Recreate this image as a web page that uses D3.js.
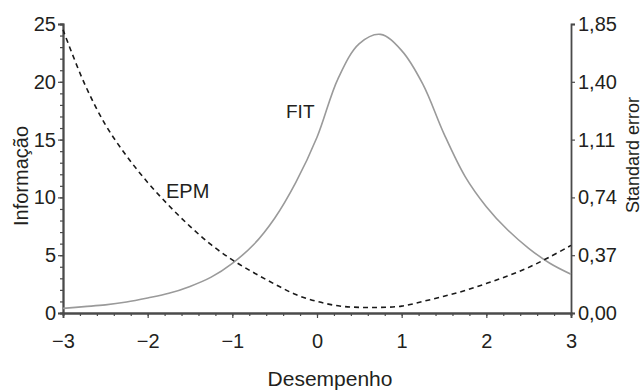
<!DOCTYPE html>
<html>
<head>
<meta charset="utf-8">
<script src="https://cdn.jsdelivr.net/npm/d3@7/dist/d3.min.js"></script>
<style>
  body { margin: 0; background: #fff; }
  text { font-family: "Liberation Sans", Arial, sans-serif; fill: #231f20; }
</style>
</head>
<body>
<svg id="chart" width="643" height="391"></svg>
<script>
// theta (desempenho) grid
const theta = [-3, -2.75, -2.5, -2.25, -2, -1.75, -1.5, -1.25, -1, -0.75, -0.5, -0.25,
  0, 0.25, 0.5, 0.75, 1, 1.25, 1.5, 1.75, 2, 2.25, 2.5, 2.75, 3];

// FIT: test information (left axis)
const fitInfo = [0.4, 0.55, 0.7, 0.95, 1.3, 1.7, 2.3, 3.1, 4.3, 5.9, 8.2, 11.3,
  15.2, 20.3, 23.3, 24.1, 22.7, 19.8, 15.5, 11.8, 9.2, 7.2, 5.6, 4.3, 3.35];

// EPM: standard error (right axis)
const epmSE = [1.813, 1.473, 1.206, 1.006, 0.836, 0.688, 0.555, 0.437, 0.340, 0.259, 0.185, 0.118,
  0.074, 0.046, 0.036, 0.036, 0.044, 0.074, 0.107, 0.144, 0.189, 0.237, 0.292, 0.359, 0.433];

const thetaTicks = [-3, -2, -1, 0, 1, 2, 3];
const infoTicks = [0, 5, 10, 15, 20, 25];
const seTicks = [0, 0.37, 0.74, 1.11, 1.48, 1.85];
const seLabels = ["0,00", "0,37", "0,74", "1,11", "1,40", "1,85"];

const margin = {top: 24, right: 72, bottom: 78, left: 63};
const width = 643, height = 391;
const svg = d3.select('#chart');

const x = d3.scaleLinear().domain([-3, 3]).range([margin.left, width - margin.right]);
const y = d3.scaleLinear().domain([0, 25]).range([height - margin.bottom, margin.top]);
const ySE = d3.scaleLinear().domain([0, 1.85]).range([height - margin.bottom, margin.top]);

const axisColor = '#4a4a4a';
const fmt = d => (d < 0 ? '\u2212' : '') + Math.abs(d);

function styleAxis(g) {
  g.select('.domain').attr('stroke', axisColor).attr('stroke-width', 1.8);
  g.selectAll('.tick line').attr('stroke', axisColor).attr('stroke-width', 1.2);
  g.selectAll('.tick text').attr('font-size', 20).attr('fill', '#231f20');
}

// x axis: minor ticks every 0.2, then majors
svg.append('g')
  .attr('transform', 'translate(0,' + y(0) + ')')
  .call(d3.axisBottom(x).tickValues(d3.range(-30, 31, 2).map(d => d / 10)).tickSize(3).tickFormat(''))
  .call(styleAxis);

svg.append('g')
  .attr('transform', 'translate(0,' + y(0) + ')')
  .call(d3.axisBottom(x).tickValues(thetaTicks).tickSize(5).tickPadding(16).tickFormat(fmt))
  .call(styleAxis);

// left axis
svg.append('g')
  .attr('transform', 'translate(' + x(-3) + ',0)')
  .call(d3.axisLeft(y).tickValues(d3.range(0, 26)).tickSize(3).tickFormat(''))
  .call(styleAxis);

svg.append('g')
  .attr('transform', 'translate(' + x(-3) + ',0)')
  .call(d3.axisLeft(y).tickValues(infoTicks).tickSize(5).tickPadding(2))
  .call(styleAxis);

// right axis
svg.append('g')
  .attr('transform', 'translate(' + x(3) + ',0)')
  .call(d3.axisRight(ySE).tickValues(seTicks).tickSize(4).tickPadding(3)
    .tickFormat((d, i) => seLabels[i]))
  .call(styleAxis);

// curves
const fitLine = d3.line()
  .x((d, i) => x(theta[i]))
  .y(d => y(d))
  .curve(d3.curveCatmullRom);

const seLine = d3.line()
  .x((d, i) => x(theta[i]))
  .y(d => ySE(d))
  .curve(d3.curveCatmullRom);

svg.append('path')
  .datum(fitInfo)
  .attr('d', fitLine)
  .attr('fill', 'none')
  .attr('stroke', '#9a9a9a')
  .attr('stroke-width', 1.6);

svg.append('path')
  .datum(epmSE)
  .attr('d', seLine)
  .attr('fill', 'none')
  .attr('stroke', '#1a1a1a')
  .attr('stroke-width', 1.6)
  .attr('stroke-dasharray', '5,4');

// curve labels
svg.append('text').attr('x', 286).attr('y', 118).attr('font-size', 19).text('FIT');
svg.append('text').attr('x', 166).attr('y', 198).attr('font-size', 20).text('EPM');

// axis titles
svg.append('text')
  .attr('x', 330).attr('y', 386)
  .attr('text-anchor', 'middle').attr('font-size', 21)
  .text('Desempenho');

svg.append('text')
  .attr('transform', 'translate(28,176) rotate(-90)')
  .attr('text-anchor', 'middle').attr('font-size', 20)
  .text('Informação');

svg.append('text')
  .attr('transform', 'translate(639,155) rotate(-90)')
  .attr('text-anchor', 'middle').attr('font-size', 18)
  .text('Standard error');
</script>
</body>
</html>
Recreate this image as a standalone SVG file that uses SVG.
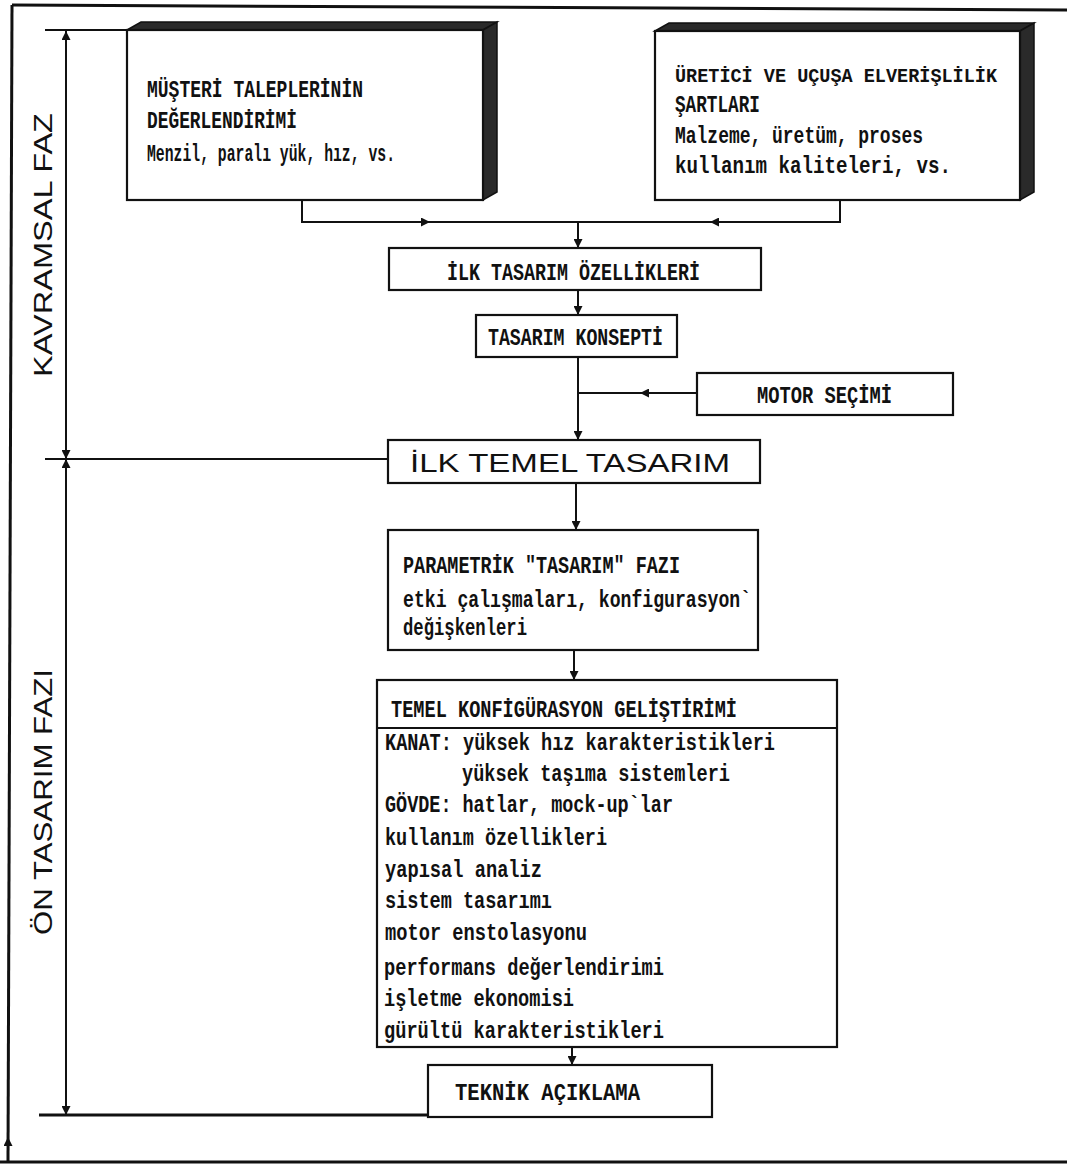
<svg xmlns="http://www.w3.org/2000/svg" width="1067" height="1165" viewBox="0 0 1067 1165">
<style>
.bg{fill:#fff}
.box{fill:#fff;stroke:#111;stroke-width:2.2}
.face{fill:#2a2a2a;stroke:#111;stroke-width:1.5}
.ln{fill:none;stroke:#111;stroke-width:2}
.fr{fill:none;stroke:#111;stroke-width:3}
.t{font-family:"Liberation Mono","DejaVu Sans Mono",monospace;font-size:23px;font-weight:bold;fill:#111}
.s{font-family:"Liberation Sans","DejaVu Sans",sans-serif;font-size:25px;fill:#111}
</style>
<defs>
<marker id="ar" viewBox="0 0 10 10" refX="10" refY="5" markerWidth="9" markerHeight="9" markerUnits="userSpaceOnUse" orient="auto-start-reverse">
<path d="M0,0 L10,5 L0,10 z" fill="#111"/>
</marker>
</defs>
<rect class="bg" x="0" y="0" width="1067" height="1165"/>

<g id="frame">
<path class="fr" d="M12,5 L1067,10"/>
<path class="fr" d="M12,5 L8,1162"/>
<path class="fr" d="M0,1162 H1067"/>
<path class="ln" d="M8,1152 L8,1137" marker-end="url(#ar)"/>
</g>

<g id="dimensions">
<path class="ln" d="M45,30 H127"/>
<path class="ln" d="M45,459 H388"/>
<path class="fr" d="M39,1115 H428"/>
<path class="ln" d="M66,31 V459" marker-start="url(#ar)" marker-end="url(#ar)"/>
<path class="ln" d="M66,459 V1115" marker-start="url(#ar)" marker-end="url(#ar)"/>
<text class="s" transform="translate(52,377) rotate(-90)" textLength="264" lengthAdjust="spacingAndGlyphs">KAVRAMSAL FAZ</text>
<text class="s" transform="translate(52,935) rotate(-90)" textLength="266" lengthAdjust="spacingAndGlyphs">ÖN TASARIM FAZI</text>
</g>

<g id="connectors">
<path class="ln" d="M302,200 V222 H430" marker-end="url(#ar)"/>
<path class="ln" d="M430,222 H578"/>
<path class="ln" d="M840,200 V222 H710" marker-end="url(#ar)"/>
<path class="ln" d="M710,222 H578"/>
<path class="ln" d="M578,222 V248" marker-end="url(#ar)"/>
<path class="ln" d="M578,290 V315" marker-end="url(#ar)"/>
<path class="ln" d="M578,357 V440" marker-end="url(#ar)"/>
<path class="ln" d="M697,393 H640" marker-end="url(#ar)"/>
<path class="ln" d="M640,393 H578"/>
<path class="ln" d="M576,483 V530" marker-end="url(#ar)"/>
<path class="ln" d="M574,650 V680" marker-end="url(#ar)"/>
<path class="ln" d="M572,1047 V1065" marker-end="url(#ar)"/>
</g>

<g id="musteri">
<polygon class="face" points="127,30 141,22 497,22 483,30"/>
<polygon class="face" points="483,30 497,22 497,192 483,200"/>
<rect class="box" x="127" y="30" width="356" height="170"/>
<text class="t" x="147" y="97" textLength="216" lengthAdjust="spacingAndGlyphs">MÜŞTERİ TALEPLERİNİN</text>
<text class="t" x="147" y="128" textLength="150" lengthAdjust="spacingAndGlyphs">DEĞERLENDİRİMİ</text>
<text class="t" x="147" y="161" textLength="248" lengthAdjust="spacingAndGlyphs">Menzil, paralı yük, hız, vs.</text>
</g>

<g id="uretici">
<polygon class="face" points="655,31 669,23 1034,23 1020,31"/>
<polygon class="face" points="1020,31 1034,23 1034,192 1020,200"/>
<rect class="box" x="655" y="31" width="365" height="169"/>
<text class="t" x="675" y="82" style="font-size:20px" textLength="322" lengthAdjust="spacingAndGlyphs">ÜRETİCİ VE UÇUŞA ELVERİŞLİLİK</text>
<text class="t" x="675" y="112" textLength="85" lengthAdjust="spacingAndGlyphs">ŞARTLARI</text>
<text class="t" x="675" y="143" textLength="248" lengthAdjust="spacingAndGlyphs">Malzeme, üretüm, proses</text>
<text class="t" x="675" y="173" textLength="276" lengthAdjust="spacingAndGlyphs">kullanım kaliteleri, vs.</text>
</g>

<g id="ilk-tasarim-ozellikleri">
<rect class="box" x="389" y="248" width="372" height="42"/>
<text class="t" x="447" y="280" textLength="253" lengthAdjust="spacingAndGlyphs">İLK TASARIM ÖZELLİKLERİ</text>
</g>

<g id="tasarim-konsepti">
<rect class="box" x="476" y="315" width="201" height="42"/>
<text class="t" x="488" y="345" textLength="175" lengthAdjust="spacingAndGlyphs">TASARIM KONSEPTİ</text>
</g>

<g id="motor-secimi">
<rect class="box" x="697" y="373" width="256" height="42"/>
<text class="t" x="757" y="403" textLength="135" lengthAdjust="spacingAndGlyphs">MOTOR SEÇİMİ</text>
</g>

<g id="ilk-temel-tasarim">
<rect class="box" x="388" y="440" width="372" height="43"/>
<text class="s" x="410" y="472" textLength="320" lengthAdjust="spacingAndGlyphs">İLK TEMEL TASARIM</text>
</g>

<g id="parametrik">
<rect class="box" x="388" y="530" width="370" height="120"/>
<text class="t" x="403" y="573" textLength="277" lengthAdjust="spacingAndGlyphs">PARAMETRİK "TASARIM" FAZI</text>
<text class="t" x="403" y="607" textLength="348" lengthAdjust="spacingAndGlyphs">etki çalışmaları, konfigurasyon`</text>
<text class="t" x="403" y="635" textLength="124" lengthAdjust="spacingAndGlyphs">değişkenleri</text>
</g>

<g id="temel-konfigurasyon">
<rect class="box" x="377" y="680" width="460" height="367"/>
<path class="ln" d="M377,728 H837"/>
<text class="t" x="391" y="717" textLength="346" lengthAdjust="spacingAndGlyphs">TEMEL KONFİGÜRASYON GELİŞTİRİMİ</text>
<text class="t" x="385" y="750" textLength="390" lengthAdjust="spacingAndGlyphs">KANAT: yüksek hız karakteristikleri</text>
<text class="t" x="462" y="781" textLength="268" lengthAdjust="spacingAndGlyphs">yüksek taşıma sistemleri</text>
<text class="t" x="385" y="812" textLength="288" lengthAdjust="spacingAndGlyphs">GÖVDE: hatlar, mock-up`lar</text>
<text class="t" x="385" y="845" textLength="222" lengthAdjust="spacingAndGlyphs">kullanım özellikleri</text>
<text class="t" x="385" y="877" textLength="157" lengthAdjust="spacingAndGlyphs">yapısal analiz</text>
<text class="t" x="385" y="908" textLength="167" lengthAdjust="spacingAndGlyphs">sistem tasarımı</text>
<text class="t" x="385" y="940" textLength="202" lengthAdjust="spacingAndGlyphs">motor enstolasyonu</text>
<text class="t" x="384" y="975" textLength="280" lengthAdjust="spacingAndGlyphs">performans değerlendirimi</text>
<text class="t" x="384" y="1006" textLength="190" lengthAdjust="spacingAndGlyphs">işletme ekonomisi</text>
<text class="t" x="384" y="1038" textLength="280" lengthAdjust="spacingAndGlyphs">gürültü karakteristikleri</text>
</g>

<g id="teknik-aciklama">
<rect class="box" x="428" y="1065" width="284" height="52"/>
<text class="t" x="455" y="1100" textLength="185" lengthAdjust="spacingAndGlyphs">TEKNİK AÇIKLAMA</text>
</g>
</svg>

====================

**Written task:** Return the material line for line, from its beginning to the line that contains "2.5, 2.75, 3];", with the pictures left out.

**Response to this exercise:**
Recreate this image as a web page that uses D3.js.
<!DOCTYPE html>
<html>
<head>
<meta charset="utf-8">
<script src="https://cdn.jsdelivr.net/npm/d3@7/dist/d3.min.js"></script>
<style>
  body { margin: 0; background: #fff; }
  text { font-family: "Liberation Sans", Arial, sans-serif; fill: #231f20; }
</style>
</head>
<body>
<svg id="chart" width="643" height="391"></svg>
<script>
// theta (desempenho) grid
const theta = [-3, -2.75, -2.5, -2.25, -2, -1.75, -1.5, -1.25, -1, -0.75, -0.5, -0.25,
  0, 0.25, 0.5, 0.75, 1, 1.25, 1.5, 1.75, 2, 2.25, 2.5, 2.75, 3];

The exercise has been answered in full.